I am trying to compare two csv files (not sorted) and would like to get a report like SAS Proc compare. I am using datacompy and sorting the dataframe before comparing but datacompy reports are showing that 'no rows are in common'.
Please let me know what I am missing in the below snippet.

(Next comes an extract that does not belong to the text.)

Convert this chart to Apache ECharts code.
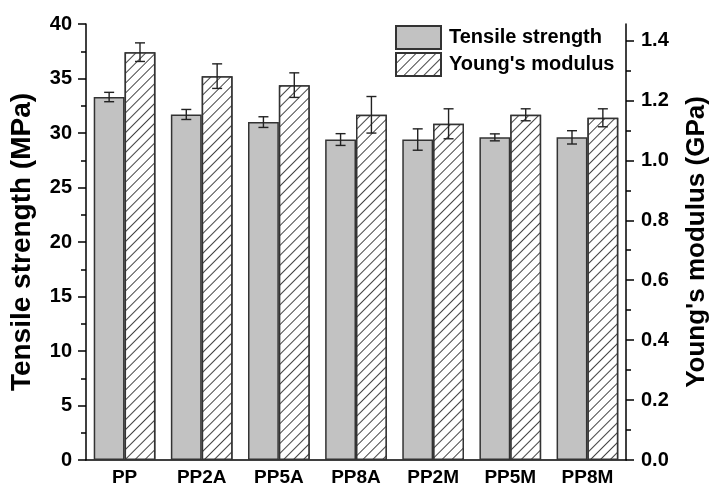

I have tried sorting, reindexing and also instead of using join_columns, I have tried on_index=True as well.
from io import StringIO
import pandas as pd
import datacompy
data1 = """name,age,loc
ABC,123,LON
EFG,456,MAA
"""
data2 = """name,age,loc
EFG,457,MAA
ABC,124,LON
"""
df1 = pd.read_csv(StringIO(data1))
df2 = pd.read_csv(StringIO(data2))
df1.sort_values(by=['name','age','loc']).reindex
df2.sort_values(by=['name','age','loc']).reindex
compare = datacompy.Compare(
df1,
df2,
join_columns=['name','age','loc'], #You can also specify a list of columns
abs_tol=0.0001,
rel_tol=0,
df1_name='original',
df2_name='new')
compare.matches()
print(compare.report())
Expected result is
data1
name,age,loc
ABC,123,LON
EFG,456,MAA
data2
name,age,loc
ABC,123,LON
EFG,457,MAA
And the report should be like for the age column the max diff is 1 and all others are matching fine.